MINI OR MICRO HYDRO POWER

Hydro power is one of the best, cheapest, and the cleanest source of energy, although, worth big dams, there are many environmental and social problems as has been seen in the case of Tehri and the Narmada Project. Small dams are, however, free from these problems. This is in fact one of the earliest known renewable energy sources, in the country (since the beginning of the 20th century).

In fact, for the last few hundred years, people living in the hills of the Himalayas have been using water mills, or chakki, to grind wheat. The 130 KW small hydropower plant in Darjeeling set up in 1897, was the first in India. Besides being free from the problem of pollution, such plants are also free from issues and controversies that are associated with the bigger projects, namely affecting the lives of thousands of people living along the banks of the rivers, destruction of large areas under forest, and seismological threats.

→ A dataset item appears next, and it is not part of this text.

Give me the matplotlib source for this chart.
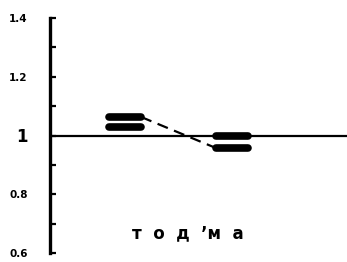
import matplotlib.pyplot as plt

# values
groups = [1, 2]
upper = [1.063, 0.997]
lower = [1.030, 0.957]
yticks = [0.6, 0.8, 1.0, 1.2, 1.4]
ytick_labels = ['0.6', '0.8', '1', '1.2', '1.4']
minor_ticks = [0.7, 0.9, 1.1, 1.3]
caption = 'т  о  д  \u2019м  а'

fig = plt.figure(figsize=(3.47, 2.62), dpi=100)
ax = fig.add_axes([50 / 347, 9 / 262, 297 / 347, 235 / 262])

half = 0.15
for g, u, l in zip(groups, upper, lower):
    ax.plot([g - half, g + half], [u, u], color='black', lw=5.5, solid_capstyle='round')
    ax.plot([g - half, g + half], [l, l], color='black', lw=5.5, solid_capstyle='round')

# dashed link between the two groups
ax.plot([groups[0] + half, groups[1] - half], [upper[0], lower[1]],
        color='black', lw=1.6, ls=(0, (5, 3)))

# reference line at 1
ax.axhline(1.0, color='black', lw=1.6)

ax.set_xlim(0.30, 3.07)
ax.set_ylim(0.6, 1.4)

for s in ['top', 'right', 'bottom']:
    ax.spines[s].set_visible(False)
ax.spines['left'].set_linewidth(2.4)
ax.set_xticks([])

ax.set_yticks(yticks)
ax.set_yticklabels(ytick_labels, fontweight='bold', fontsize=7.5)
ax.set_yticks(minor_ticks, minor=True)
ax.tick_params(axis='y', which='both', direction='in', length=4, width=1.6, pad=16)
for lab in ax.get_yticklabels():
    if lab.get_text() == '1':
        lab.set_fontsize(12)

ax.text(0.465, 0.085, caption, transform=ax.transAxes, ha='center', va='center',
        fontsize=12, fontweight='bold')

fig.savefig('out.png', dpi=100)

New environmental laws affected by the danger of global warming have made energy from small hydropower plants more relevant. These small hydropower plants can serve the energy needs of remote rural areas independently. The real challenge in a remote area lies in successful marketing of the energy and recovering dues. Local industries should be encouraged to use this electricity for sustainable development.

It is a technology with enormous potential, which could exploit the water resources to supply energy to remote rural areas with little access to conventional energy sources. It also eliminates most of the negative environmental effects associated with large hydropower projects.

ENERGY FROM THE SEA-OCEAN THERMAL, TIDAL AND WAVE ENERGY.

Large amount of solar energy is stored in the oceans and seas. On an average, the 60 million square kilometer of the tropical seas absorb solar radiation equivalent to the heat content of 245 billion barrels of oil. Scientists feel that if this energy can be tapped a large source of energy can be tapped a large source of energy will be available to the tropical countries and to other countries as well. The process of harnessing this energy is called OTEC (ocean thermal energy conversion). It uses the temperature differences between the surface of the ocean and depths of about 1000m to operate a heat engine, which produces electric power.

Energy is also obtained from waves and tides. The first wave energy, project with a capacity of 150MW, has been set up at Vizhinjam near Trivandrum. A major tidal wave power project costing of Rs. 5000 crores, is proposed to be set up in the Hanthal Creek in the Gulf of Kutch in Gujarat.

In some countries such as Japan small scale power generators run by energy from waves or the ocean, have been used as power sources for channel marking buoys.